The occasional ramblings of a freelance lexicographer

Thursday, June 28, 2012

Watching myself present (2): Webinars

I’ve recently been watching Nicky Hockly’s great little videos about presenting webinars to go with her e-book Webinars: A Cookbook for Educators – you can watch them here – and thinking about how I can improve my webinar presenting style.  I had to watch back the recordings of the webinars I’ve already done for a session I did at the BALEAP PIM in Durham a few weeks ago.  I was talking about webinars as a tool for teaching training and I wanted to check back to some of the comments and questions from participants that I’d found particularly interesting. Anyway, even though I was mostly concentrating on the chat box, I couldn’t avoid the video of myself giving the presentation. Mercifully, the hand-waving issue (see my last post) doesn’t seem to be such a problem in the webinar format. I consciously position my webcam to capture head and shoulders only, so I can wave my hands about as I talk out of shot without them being jerky and distracting on screen.

Thankfully, I didn’t seem to be guilty of most of the other webinar faux pas mentioned  – I wear plain tops (no stripes!) and I have nice neat bookshelves as my backdrop. In my last session, I did suffer a bit from the Darth Vader syndrome, with my mic positioned just a bit too close to my mouth and picking up my breathing, so that’s one to watch out for in future.

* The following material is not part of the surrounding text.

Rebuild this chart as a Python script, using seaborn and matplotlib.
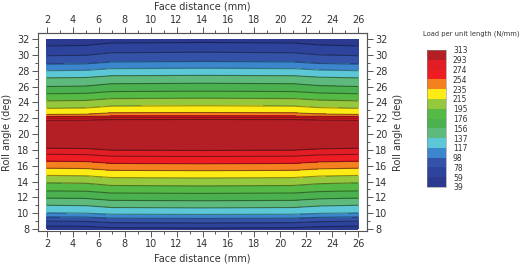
import numpy as np
import pandas as pd
import seaborn as sns
import matplotlib
matplotlib.use("Agg")
import matplotlib.pyplot as plt
from matplotlib.colors import BoundaryNorm, ListedColormap
from matplotlib.ticker import MultipleLocator

# ---- data ----
roll_angle = [8, 9, 10, 11, 12, 13, 14, 15, 16, 17, 18, 18.5, 19, 20, 21,
              21.7, 22, 22.4, 23, 24, 25, 26, 27, 28, 29, 30, 31, 32]
edge_load = [48, 78, 116, 137, 158, 180, 198, 220, 242, 263, 288, 300, 301, 303, 302,
             296, 274, 237, 220, 199, 178, 156, 139, 117, 94, 76, 61, 45]
face_distance = [2, 5, 7, 14, 21, 23, 26]
load_rise = [0, 1, 6, 7, 6, 2, 0]

levels = [39, 59, 78, 98, 117, 137, 156, 176, 195, 215, 235, 254, 274, 293, 313]
band_colors = ["#2B3A8F", "#2E439B", "#3452A8", "#3C86CD", "#5CC7D6", "#5DB97C",
               "#4BB04F", "#55B946", "#95C83D", "#FDEB16", "#F4801F", "#EE1D23",
               "#E11E26", "#B31F25"]
x_ticks = [2, 4, 6, 8, 10, 12, 14, 16, 18, 20, 22, 24, 26]
y_ticks = [8, 10, 12, 14, 16, 18, 20, 22, 24, 26, 28, 30, 32]

sns.set_theme(style="ticks")
plt.rcParams['font.family'] = ['DejaVu Sans']

df = pd.DataFrame(np.add.outer(edge_load, load_rise), index=roll_angle, columns=face_distance)

fig = plt.figure(figsize=(5.25, 2.71), dpi=100)
ax = fig.add_axes([38/525, 40/271, 329/525, 198/271])

cmap = ListedColormap(sns.color_palette(band_colors))
norm = BoundaryNorm(levels, cmap.N)
X, Y = np.meshgrid(df.columns.values, df.index.values)
cf = ax.contourf(X, Y, df.values, levels=levels, cmap=cmap, norm=norm)
ax.contour(X, Y, df.values, levels=levels[1:-1], colors='black', alpha=0.42, linewidths=0.8)

ax.set_xlim(1.31, 26.69)
ax.set_ylim(7.75, 32.76)

edge = "#555555"
txt = "#333333"
for s in ax.spines.values():
    s.set_color(edge)
    s.set_linewidth(0.8)

def style_axis(axis):
    axis.set_major_locator(MultipleLocator(2))
    axis.set_minor_locator(MultipleLocator(1))

style_axis(ax.xaxis)
style_axis(ax.yaxis)
ax.set_xticks(x_ticks)
ax.set_yticks(y_ticks)
ax.tick_params(which='major', length=4, width=0.7, color=edge, labelsize=7, labelcolor=txt, pad=2)
ax.tick_params(which='minor', length=2.5, width=0.7, color=edge)
ax.set_xlabel("Face distance (mm)", fontsize=7, color=txt, labelpad=3)
ax.set_ylabel("Roll angle (deg)", fontsize=7, color=txt, labelpad=4)

secx = ax.secondary_xaxis('top')
style_axis(secx.xaxis)
secx.set_xticks(x_ticks)
secx.tick_params(which='major', length=4, width=0.7, color=edge, labelsize=7, labelcolor=txt, pad=2)
secx.tick_params(which='minor', length=2.5, width=0.7, color=edge)
secx.set_xlabel("Face distance (mm)", fontsize=7, color=txt, labelpad=4)
for s in secx.spines.values():
    s.set_color(edge)
    s.set_linewidth(0.8)

secy = ax.secondary_yaxis('right')
style_axis(secy.yaxis)
secy.set_yticks(y_ticks)
secy.tick_params(which='major', length=4, width=0.7, color=edge, labelsize=7, labelcolor=txt, pad=2)
secy.tick_params(which='minor', length=2.5, width=0.7, color=edge)
secy.set_ylabel("Roll angle (deg)", fontsize=7, color=txt, labelpad=4, rotation=90)
for s in secy.spines.values():
    s.set_color(edge)
    s.set_linewidth(0.8)

cax = fig.add_axes([427/525, 84/271, 19/525, 137/271])
cb = fig.colorbar(cf, cax=cax, ticks=levels)
cb.ax.tick_params(labelsize=5.5, length=0, pad=5, labelcolor=txt)
cb.outline.set_linewidth(0.4)
cb.outline.set_edgecolor("#888888")
fig.text(423/525, 1 - 34/271, "Load per unit length (N/mm)", fontsize=4.9,
         va='center', ha='left', color=txt)

fig.savefig("out.png", dpi=100)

The real issue I’m trying to overcome though is where to look. As Scott Thornbury pointed out, to make good eye contact with your audience, you really need to look directly into your webcam rather than down at the stuff on the screen. I tried various different screen arrangements when I was getting ready for my first webinar and although I’m quite good at not looking too much at my slides, I find it a bit disconcerting to be talking just into thin air. Somehow it feels a bit less disconnected if I can at least watch the video of myself when I talk, even if I can’t see my audience. It also means I can keep an eye that I haven’t moved out of shot and that I’m not doing the dreaded hand-waving.  Now, with the platform I’ve been using, you can move the video window around on the screen, so I’ve been putting it as near to the top of the screen (and so the camera) as I can. If I position it directly under the camera though, it blocks the buttons I need to move on my slides, so I have to have it slightly to one side. Does that just make me look shifty? 
Any tips for overcoming this or do I just have to spend an hour staring at the little white dot at the top of my screen?